Ok, looks like some redesign is in order. Couple other questions:

I got a couple of these [img=200x200]https://images-na.ssl-images-amazon.com/images/I/31llU2X05sL.jpg[/img] "waterless" drains by Hepvo, any opinion on them? 
I figure that for the shower it's necessary because there's no room for a Ptrap, but under sink there's room for a convention P-trap if it's better?

Venting: I figured I'd use a interior vent for sink [img=100x100]https://images-na.ssl-images-amazon.com/images/I/61U2WVopcrL._SL1500_.jpg[/img], but how do I vent a shower drain? Also, what are my options for venting the tanks...does each line need to go up through the roof? Could freshwater tank vent just be a open and hidden in an interior cabinet? And what is minimum size for vent pipe diameter? 

Thanks!
 
The waterless Hepvo traps function as air admittance valves when the drains using them are not covered, which is basically the same thing those Oatey Sure-vents do. As far as the Hepvo valve/trap quality, I've never used one personally, but I planned on using them in my build fwiw.

As to your uphill pipe, depending on how high bottom of the sink is relative to the high point in the pipe on the other end, this may be of little practical concern, as the distance between the bottom of the sink and the top of the uphill side of the pipe may generate enough head pressure to make the uphill section function as a slow p-trap of sorts. The length of 6 ft. uphill is a little concerning because that introduces a lot of friction which will make the drain flow slowly, which increases the chance of obstructions forming in the pipe over time regardless.

The solution is fairly obvious.
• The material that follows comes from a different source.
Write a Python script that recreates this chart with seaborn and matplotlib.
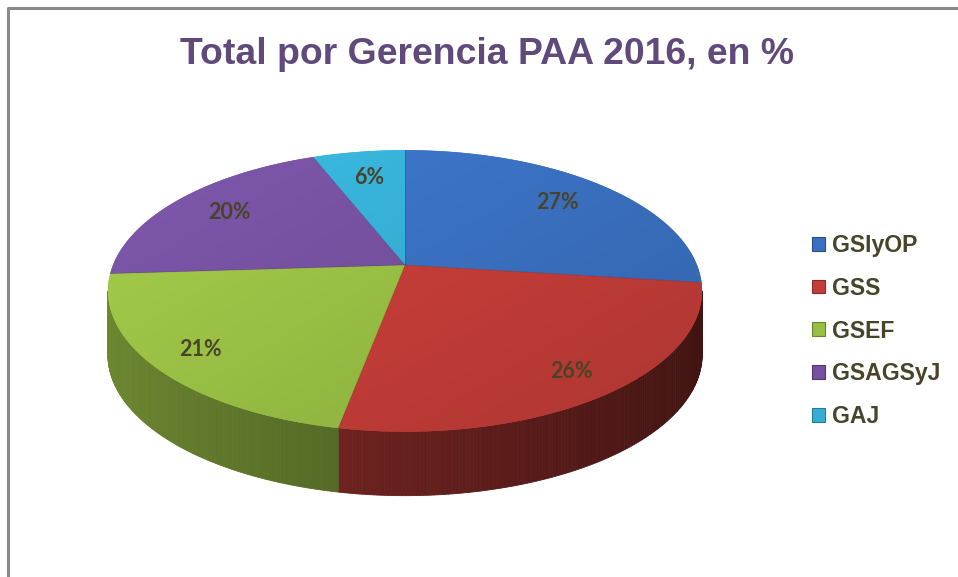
import numpy as np
import matplotlib
matplotlib.use("Agg")
import matplotlib.pyplot as plt
import seaborn as sns
from matplotlib.patches import Patch, Polygon
from matplotlib import colors as mcolors

# ---- data ----
categories = ["GSIyOP", "GSS", "GSEF", "GSAGSyJ", "GAJ"]
values = [27, 26, 21, 20, 6]
pct_labels = ["27%", "26%", "21%", "20%", "6%"]
title = "Total por Gerencia PAA 2016, en %"
slice_colors = ["#3a70c0", "#c43d38", "#98be44", "#74509e", "#36aed3"]

sns.set_theme(style="white")
plt.rcParams["font.family"] = ["Liberation Sans", "DejaVu Sans"]

W, H = 958, 577
fig = plt.figure(figsize=(W / 100, H / 100), dpi=100)
ax = fig.add_axes([0, 0, 1, 1])
ax.set_xlim(0, W)
ax.set_ylim(H, 0)
ax.axis("off")

# frame (partially visible)
ax.plot([8, 8, W], [H, 8, 8], color="#8a8a8a", lw=2.2, solid_capstyle="butt")

# ---- 3D pie geometry (perspective projection of a unit disc) ----
cx, cy = 405.0, 265.0
A, B, k = 292.0, 136.0, 0.184
thick = 64.0
t_vis_lo = -np.pi + np.arcsin(k)   # left tangent point of the wall
t_vis_hi = -np.arcsin(k)           # right tangent point of the wall


def proj(t, f=1.0):
    u = f * np.cos(t)
    v = f * np.sin(t)
    d = 1 + k * v
    return cx + A * u / d, cy - B * v / d


vals = np.asarray(values, dtype=float)
frac = vals / vals.sum()
cum = np.concatenate([[0], np.cumsum(frac)])
t_start = np.pi / 2 - 2 * np.pi * cum[:-1]
t_end = np.pi / 2 - 2 * np.pi * cum[1:]

rgb = [np.array(mcolors.to_rgb(c)) for c in slice_colors]

# side walls (visible front part only), shaded strip by strip
for i in range(len(values)):
    lo = max(t_end[i], t_vis_lo)
    hi = min(t_start[i], t_vis_hi)
    if hi <= lo:
        continue
    n = max(int((hi - lo) / 0.01), 2)
    ts = np.linspace(lo, hi, n + 1)
    for j in range(n):
        ta, tb = ts[j], ts[j + 1]
        xa, ya = proj(ta)
        xb, yb = proj(tb)
        tm = 0.5 * (ta + tb)
        fac = 0.52 - 0.2 * np.cos(tm)
        c = np.clip(rgb[i] * fac, 0, 1)
        ax.add_patch(Polygon([[xa, ya], [xb, yb], [xb, yb + thick], [xa, ya + thick]],
                             closed=True, facecolor=c, edgecolor=c, lw=0.6))

# top faces with soft lighting gradient
gx0, gx1, gy0, gy1 = 100, 710, 145, 440
gxs = np.linspace(0, 1, 300)
gys = np.linspace(0, 1, 200)
GX, GY = np.meshgrid(gxs, gys)
light = 1.10 - 0.22 * (0.55 * GX + 0.45 * GY)

for i in range(len(values)):
    ts = np.linspace(t_start[i], t_end[i], 200)
    xs, ys = proj(ts)
    pts = np.column_stack([np.concatenate([[cx], xs]), np.concatenate([[cy], ys])])
    poly = Polygon(pts, closed=True, facecolor=slice_colors[i], edgecolor="none")
    ax.add_patch(poly)
    img = np.clip(rgb[i][None, None, :] * light[:, :, None], 0, 1)
    im = ax.imshow(img, extent=[gx0, gx1, gy1, gy0], interpolation="bilinear", zorder=2)
    im.set_clip_path(poly)

# thin seams between slices on top face
for i in range(len(values)):
    x1, y1 = proj(t_start[i])
    ax.plot([cx, x1], [cy, y1], color=(0, 0, 0, 0.15), lw=0.6, zorder=3)

ax.set_xlim(0, W)
ax.set_ylim(H, 0)

# percentage labels
for i in range(len(values)):
    tm = 0.5 * (t_start[i] + t_end[i])
    lx, ly = proj(tm, 0.8 - 0.06 * np.sin(tm))
    ax.text(lx, ly, pct_labels[i], ha="center", va="center", fontsize=15.5,
            fontweight="bold", color="#494429", family=["Lato", "DejaVu Sans"], zorder=5)

# title
ax.text(487, 55, title, ha="center", va="center", fontsize=26.9, fontweight="bold",
        color="#604a7b", zorder=5)

# legend
handles = [Patch(facecolor=c, edgecolor=np.clip(np.array(mcolors.to_rgb(c)) * 0.7, 0, 1), lw=0.8)
           for c in slice_colors]
leg = ax.legend(handles, categories, loc="center left", bbox_to_anchor=(812, 331),
                bbox_transform=ax.transData, frameon=False, fontsize=16.6,
                handlelength=0.55, handleheight=0.55, handletextpad=0.3,
                labelspacing=0.86, borderpad=0, borderaxespad=0)
for t in leg.get_texts():
    t.set_color("#494429")
    t.set_fontweight("bold")

fig.savefig("out.png", dpi=100)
You must install a F-series Superduty 4x4 axle under the front end with associated conversion hardware, transaxle, etc. This will fix the rake in the suspension and is clearly 100% necessary in this case. :D :p
 
I've never used the Hepvo drains, so can't speak to their reliability. I'd avoid the one in the center though. Any corrugated flexible drain collects crud in the corrugations, which then becomes moldy and can also cause clogs. I use the Oatey style vents all the time and they work well, they are generally 2'' with an adaptor to 1 1/2'', but you can order 3'' and larger also. 1 1/2'' is probably the best for your tanks. You could get away with less as you don't have much flow volume, but 1 1/2'' is a standard and available size. Stay away from the little black "sure vent" or "pro vent" as they are prone to failure. That is why they are only approved by HUD for mobile homes and not approved in the building code. For a mobile dwelling I wouldn't have an issue with only venting inside, and not running a vent through the roof. You are not tied to the sewer and empty the tanks often enough that even if an air admittance valve failed there is not much worry about toxic fumes or smells. That of course is for gray water - if you plan a black water tank I'd definitely vent it to the outside. My tanks are actually portable Reliance containers, so I just leave the little vent on the container open and have never had an issue. It's only like a 1/4'' opening. As for having a pipe running uphill and acting a a "long" trap, in theory it can work. But in reality it will be a place that can collect particles and eventually clog. And unlike a trap which can be taken apart and cleaned - it would be a bear to clean out once the build is done. And even "clean" water has some particles in it that will settle out in a slow stream - if you don't believe me set a glass of tap water on the counter for a couple days and then look in the bottom of the glass.

I hope that all helps, mainly when designing, try and remember what you're trying to do with each step in the simplest terms (drain water, allow drainage by venting, etc...) and choice options based upon simplicity and availability.